TASK PROMPT: Set down all of the data that follows word for word, without the images.

Charts and diagrams as code
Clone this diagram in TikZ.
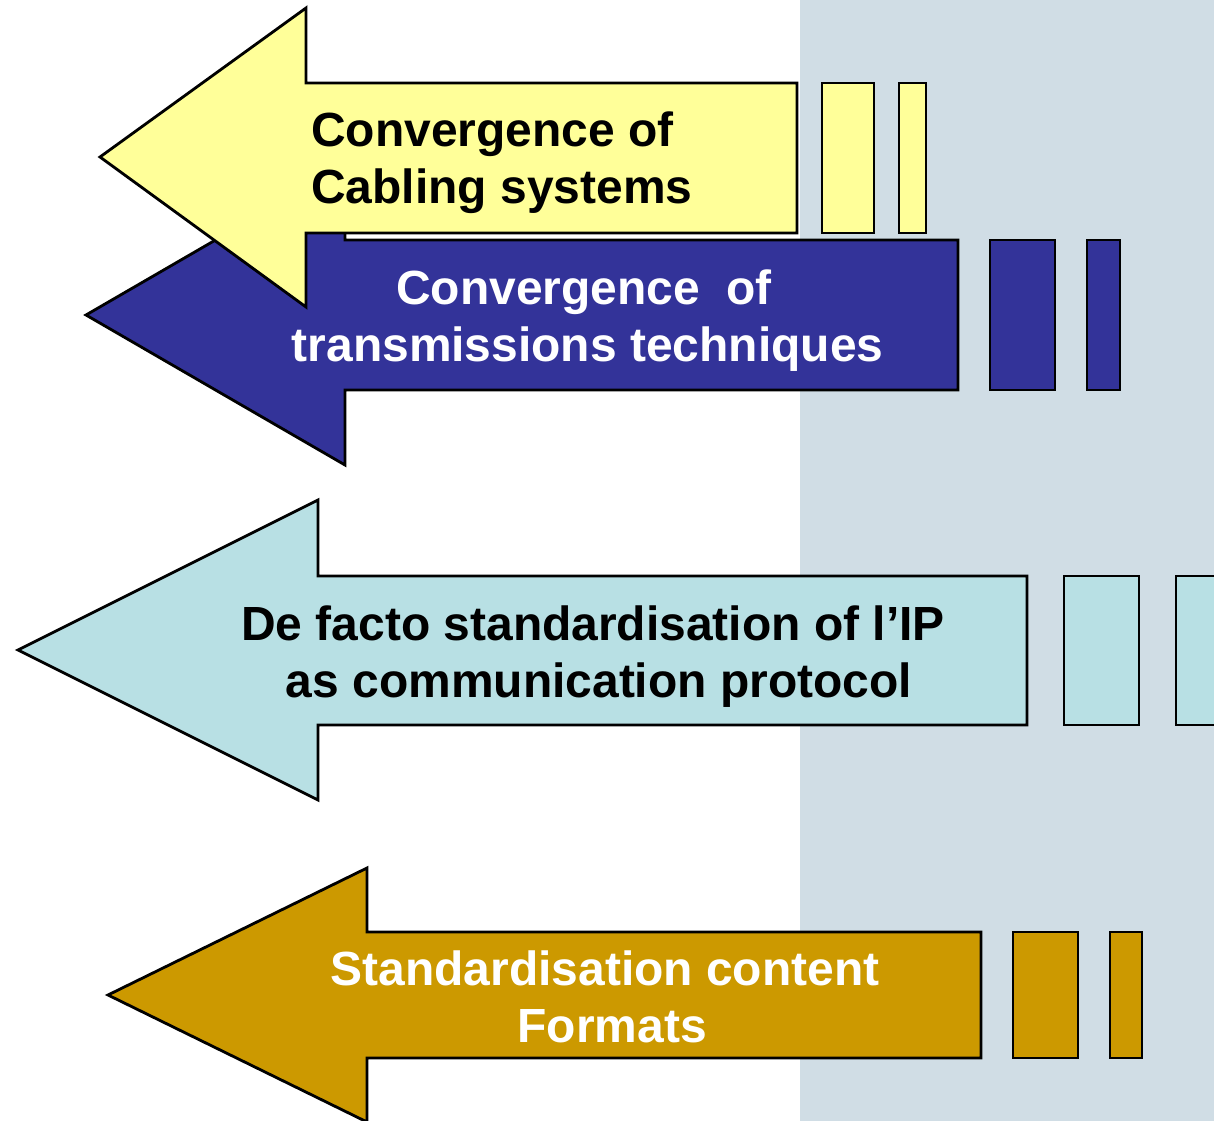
\documentclass[tikz,border=0pt]{standalone}
\usepackage{fontspec}
\setmainfont{Liberation Sans}
\definecolor{bgc}{HTML}{D0DDE5}
\definecolor{yel}{HTML}{FFFF99}
\definecolor{dblue}{HTML}{333399}
\definecolor{lblue}{HTML}{B8E0E4}
\definecolor{gold}{HTML}{CC9900}
\tikzset{
  arrshape/.style={draw=black, line width=1.6pt, line join=miter},
  lbl/.style={font=\fontsize{27.3}{32.4}\selectfont\bfseries, inner sep=0pt, align=center},
}
\begin{document}
\begin{tikzpicture}[x=0.02cm,y=-0.02cm]
\useasboundingbox (0,0) rectangle (1214,1121);
\clip (0,0) rectangle (1214,1121);
\fill[white] (0,0) rectangle (1214,1121);
\fill[bgc] (800,0) rectangle (1214,1121);
% dark blue arrow
\draw[arrshape, fill=dblue] (86,315) -- (345,165) -- (345,240) -- (958,240) -- (958,390) -- (345,390) -- (345,465) -- cycle;
\draw[arrshape, fill=dblue] (990,240) rectangle (1055,390);
\draw[arrshape, fill=dblue] (1087,240) rectangle (1120,390);
% yellow arrow
\draw[arrshape, fill=yel] (100,157) -- (306,8) -- (306,83) -- (797,83) -- (797,233) -- (306,233) -- (306,307) -- cycle;
\draw[arrshape, fill=yel] (822,83) rectangle (874,233);
\draw[arrshape, fill=yel] (899,83) rectangle (926,233);
% light blue arrow
\draw[arrshape, fill=lblue] (18,650) -- (318,500) -- (318,576) -- (1027,576) -- (1027,725) -- (318,725) -- (318,800) -- cycle;
\draw[arrshape, fill=lblue] (1064,576) rectangle (1139,725);
\draw[arrshape, fill=lblue] (1176,576) rectangle (1240,725);
% gold arrow
\draw[arrshape, fill=gold] (108,995) -- (367,868) -- (367,932) -- (981,932) -- (981,1058) -- (367,1058) -- (367,1122) -- cycle;
\draw[arrshape, fill=gold] (1013,932) rectangle (1078,1058);
\draw[arrshape, fill=gold] (1110,932) rectangle (1142,1058);
% labels
\node[lbl, align=left, anchor=west] (t1) at (311,163) {Convergence of\\Cabling systems};
\node[lbl, text=white] (t2) at (584,321) {Convergence\ \ of\hspace{0.5em}\\\hspace{0.15em}transmissions techniques};
\node[lbl] (t3) at (593,657) {De facto standardisation of l’IP\\\hspace{0.25em}as communication protocol};
\node[lbl, text=white] (t4) at (605,997) {Standardisation content\\\hspace{0.3em}Formats};
\end{tikzpicture}
\end{document}
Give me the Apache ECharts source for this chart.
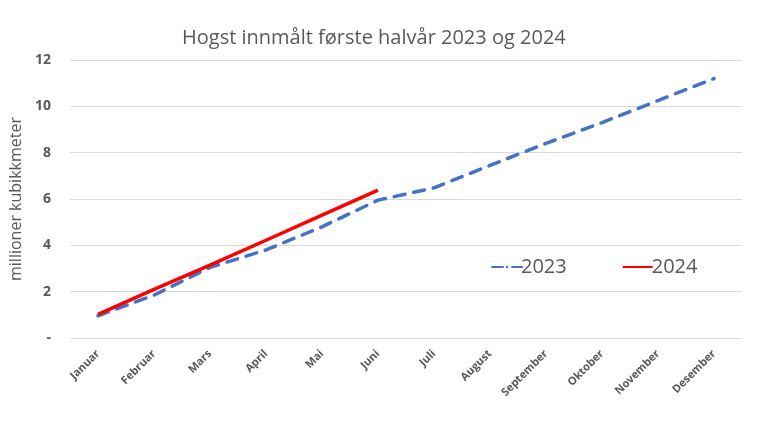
<!DOCTYPE html>
<html>
<head>
<meta charset="utf-8">
<script src="https://cdn.jsdelivr.net/npm/echarts@6/dist/echarts.min.js"></script>
<style>
html,body{margin:0;padding:0;background:#fff;}
#main{width:768px;height:440px;}
</style>
</head>
<body>
<div id="main"></div>
<script>
//måneder
var months = ['Januar','Februar','Mars','April','Mai','Juni','Juli','August','September','Oktober','November','Desember'];
//2023 hele året
var data2023 = [0.96, 1.85, 3.05, 3.8, 4.8, 5.95, 6.48, 7.45, 8.4, 9.3, 10.25, 11.2];
//2024 første halvår
var data2024 = [1.02, 2.1, 3.15, 4.22, 5.3, 6.38];
var yTicks = [0, 2, 4, 6, 8, 10, 12];

var chart = echarts.init(document.getElementById('main'));
var option = {
	backgroundColor: '#fff',
	animation: false,
	title: {
		text: 'Hogst innmålt første halvår 2023 og 2024',
		left: 177,
		top: 23,
		textStyle: {
			fontFamily: 'Open Sans',
			fontSize: 20,
			fontWeight: 'normal',
			color: '#595959'
		}
	},
	legend: {
		left: 486,
		top: 252,
		itemWidth: 30,
		itemHeight: 3,
		itemGap: 55,
		textStyle: {
			fontFamily: 'Open Sans',
			fontSize: 20,
			color: '#595959',
			padding: [0, 0, 0, -6]
		},
		data: ['2023', '2024']
	},
	grid: {
		left: 66,
		right: 26,
		top: 60,
		bottom: 102
	},
	xAxis: {
		type: 'category',
		data: months,
		boundaryGap: true,
		axisLine: {show: false},
		axisTick: {show: false},
		axisLabel: {
			interval: 0,
			rotate: 45,
			margin: 14,
			fontFamily: 'Open Sans',
			fontSize: 11,
			fontWeight: 'bold',
			color: '#595959'
		}
	},
	yAxis: {
		type: 'value',
		min: yTicks[0],
		max: yTicks[yTicks.length - 1],
		interval: 2,
		name: 'millioner kubikkmeter',
		nameLocation: 'middle',
		nameGap: 46,
		nameMoveOverlap: false,
		nameTextStyle: {
			fontFamily: 'Open Sans',
			fontSize: 16,
			color: '#595959'
		},
		axisLabel: {
			margin: 19,
			fontFamily: 'Open Sans',
			fontSize: 14,
			fontWeight: 'bold',
			color: '#595959',
			formatter: function (v) {
				return v === 0 ? '-' : v;
			}
		},
		splitLine: {
			lineStyle: {color: '#d9d9d9', width: 1}
		}
	},
	series: [{
		name: '2023',
		type: 'line',
		data: data2023,
		symbol: 'none',
		z: 2,
		lineStyle: {
			color: '#4472c4',
			width: 3.5,
			type: [11, 9],
			cap: 'round'
		},
		itemStyle: {color: '#4472c4'}
	}, {
		name: '2024',
		type: 'line',
		data: data2024,
		symbol: 'none',
		z: 3,
		lineStyle: {
			color: '#ff0000',
			width: 3.5
		},
		itemStyle: {color: '#ff0000'}
	}]
};
chart.setOption(option);
</script>
</body>
</html>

ANSWER TO THIS PROBLEM:
Clone this diagram in TikZ.
\documentclass[tikz,border=0pt]{standalone}
\usepackage{fontspec}
\setmainfont{Liberation Sans}
\definecolor{bgc}{HTML}{D0DDE5}
\definecolor{yel}{HTML}{FFFF99}
\definecolor{dblue}{HTML}{333399}
\definecolor{lblue}{HTML}{B8E0E4}
\definecolor{gold}{HTML}{CC9900}
\tikzset{
  arrshape/.style={draw=black, line width=1.6pt, line join=miter},
  lbl/.style={font=\fontsize{27.3}{32.4}\selectfont\bfseries, inner sep=0pt, align=center},
}
\begin{document}
\begin{tikzpicture}[x=0.02cm,y=-0.02cm]
\useasboundingbox (0,0) rectangle (1214,1121);
\clip (0,0) rectangle (1214,1121);
\fill[white] (0,0) rectangle (1214,1121);
\fill[bgc] (800,0) rectangle (1214,1121);
% dark blue arrow
\draw[arrshape, fill=dblue] (86,315) -- (345,165) -- (345,240) -- (958,240) -- (958,390) -- (345,390) -- (345,465) -- cycle;
\draw[arrshape, fill=dblue] (990,240) rectangle (1055,390);
\draw[arrshape, fill=dblue] (1087,240) rectangle (1120,390);
% yellow arrow
\draw[arrshape, fill=yel] (100,157) -- (306,8) -- (306,83) -- (797,83) -- (797,233) -- (306,233) -- (306,307) -- cycle;
\draw[arrshape, fill=yel] (822,83) rectangle (874,233);
\draw[arrshape, fill=yel] (899,83) rectangle (926,233);
% light blue arrow
\draw[arrshape, fill=lblue] (18,650) -- (318,500) -- (318,576) -- (1027,576) -- (1027,725) -- (318,725) -- (318,800) -- cycle;
\draw[arrshape, fill=lblue] (1064,576) rectangle (1139,725);
\draw[arrshape, fill=lblue] (1176,576) rectangle (1240,725);
% gold arrow
\draw[arrshape, fill=gold] (108,995) -- (367,868) -- (367,932) -- (981,932) -- (981,1058) -- (367,1058) -- (367,1122) -- cycle;
\draw[arrshape, fill=gold] (1013,932) rectangle (1078,1058);
\draw[arrshape, fill=gold] (1110,932) rectangle (1142,1058);
% labels
\node[lbl, align=left, anchor=west] (t1) at (311,163) {Convergence of\\Cabling systems};
\node[lbl, text=white] (t2) at (584,321) {Convergence\ \ of\hspace{0.5em}\\\hspace{0.15em}transmissions techniques};
\node[lbl] (t3) at (593,657) {De facto standardisation of l’IP\\\hspace{0.25em}as communication protocol};
\node[lbl, text=white] (t4) at (605,997) {Standardisation content\\\hspace{0.3em}Formats};
\end{tikzpicture}
\end{document}
Give me the Apache ECharts source for this chart.
<!DOCTYPE html>
<html>
<head>
<meta charset="utf-8">
<script src="https://cdn.jsdelivr.net/npm/echarts@6/dist/echarts.min.js"></script>
<style>
html,body{margin:0;padding:0;background:#fff;}
#main{width:768px;height:440px;}
</style>
</head>
<body>
<div id="main"></div>
<script>
//måneder
var months = ['Januar','Februar','Mars','April','Mai','Juni','Juli','August','September','Oktober','November','Desember'];
//2023 hele året
var data2023 = [0.96, 1.85, 3.05, 3.8, 4.8, 5.95, 6.48, 7.45, 8.4, 9.3, 10.25, 11.2];
//2024 første halvår
var data2024 = [1.02, 2.1, 3.15, 4.22, 5.3, 6.38];
var yTicks = [0, 2, 4, 6, 8, 10, 12];

var chart = echarts.init(document.getElementById('main'));
var option = {
	backgroundColor: '#fff',
	animation: false,
	title: {
		text: 'Hogst innmålt første halvår 2023 og 2024',
		left: 177,
		top: 23,
		textStyle: {
			fontFamily: 'Open Sans',
			fontSize: 20,
			fontWeight: 'normal',
			color: '#595959'
		}
	},
	legend: {
		left: 486,
		top: 252,
		itemWidth: 30,
		itemHeight: 3,
		itemGap: 55,
		textStyle: {
			fontFamily: 'Open Sans',
			fontSize: 20,
			color: '#595959',
			padding: [0, 0, 0, -6]
		},
		data: ['2023', '2024']
	},
	grid: {
		left: 66,
		right: 26,
		top: 60,
		bottom: 102
	},
	xAxis: {
		type: 'category',
		data: months,
		boundaryGap: true,
		axisLine: {show: false},
		axisTick: {show: false},
		axisLabel: {
			interval: 0,
			rotate: 45,
			margin: 14,
			fontFamily: 'Open Sans',
			fontSize: 11,
			fontWeight: 'bold',
			color: '#595959'
		}
	},
	yAxis: {
		type: 'value',
		min: yTicks[0],
		max: yTicks[yTicks.length - 1],
		interval: 2,
		name: 'millioner kubikkmeter',
		nameLocation: 'middle',
		nameGap: 46,
		nameMoveOverlap: false,
		nameTextStyle: {
			fontFamily: 'Open Sans',
			fontSize: 16,
			color: '#595959'
		},
		axisLabel: {
			margin: 19,
			fontFamily: 'Open Sans',
			fontSize: 14,
			fontWeight: 'bold',
			color: '#595959',
			formatter: function (v) {
				return v === 0 ? '-' : v;
			}
		},
		splitLine: {
			lineStyle: {color: '#d9d9d9', width: 1}
		}
	},
	series: [{
		name: '2023',
		type: 'line',
		data: data2023,
		symbol: 'none',
		z: 2,
		lineStyle: {
			color: '#4472c4',
			width: 3.5,
			type: [11, 9],
			cap: 'round'
		},
		itemStyle: {color: '#4472c4'}
	}, {
		name: '2024',
		type: 'line',
		data: data2024,
		symbol: 'none',
		z: 3,
		lineStyle: {
			color: '#ff0000',
			width: 3.5
		},
		itemStyle: {color: '#ff0000'}
	}]
};
chart.setOption(option);
</script>
</body>
</html>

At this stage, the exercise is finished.